------ RAW DATA

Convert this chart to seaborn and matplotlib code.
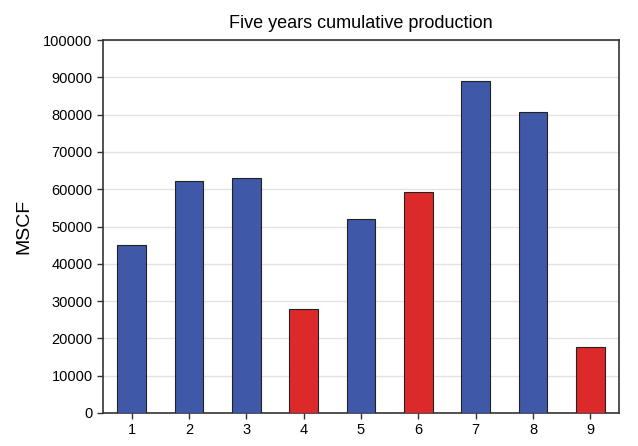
import matplotlib
matplotlib.use("Agg")
import matplotlib.pyplot as plt
import seaborn as sns
import pandas as pd

# data
wells = ["1", "2", "3", "4", "5", "6", "7", "8", "9"]
production = [45000, 62300, 63000, 27800, 52000, 59300, 89100, 80600, 17600]
kind = ["high", "high", "high", "low", "high", "low", "high", "high", "low"]

colors = {"high": "#3f58a8", "low": "#dc2a2a"}

sns.set_style("white")
plt.rcParams["font.family"] = ["Liberation Sans", "DejaVu Sans"]
plt.rcParams["text.color"] = "black"
plt.rcParams["axes.labelcolor"] = "black"
plt.rcParams["xtick.color"] = "black"
plt.rcParams["ytick.color"] = "black"

df = pd.DataFrame({"well": wells, "mscf": production, "kind": kind})

fig = plt.figure(figsize=(6.38, 4.46), dpi=100)
ax = fig.add_axes([0.1614, 0.074, 0.8089, 0.836])

sns.barplot(data=df, x="well", y="mscf", hue="kind", palette=colors,
            saturation=1, dodge=False, width=0.5, edgecolor="#222222",
            linewidth=0.8, legend=False, ax=ax, zorder=3)

ax.set_xlim(-0.5, 8.5)
ax.set_ylim(0, 100000)
ax.set_yticks(range(0, 100001, 10000))
ax.yaxis.grid(True, color="#e3e3e3", linewidth=1, zorder=0)
ax.set_axisbelow(True)

for s in ax.spines.values():
    s.set_color("#333333")
    s.set_linewidth(1.2)

ax.tick_params(axis="both", direction="out", length=4, width=1,
               color="#333333", labelsize=10.5, left=True, bottom=True)
ax.set_xlabel("")
ax.set_ylabel("MSCF", fontsize=14, labelpad=8)
ax.set_title("Five years cumulative production", fontsize=13, pad=9)

fig.savefig("out.png", dpi=100)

------------

_TASK GOAL_: Determine how many lines of the material include the string "seaborn". Output only that count.

_CORRECT RESPONSE_: 2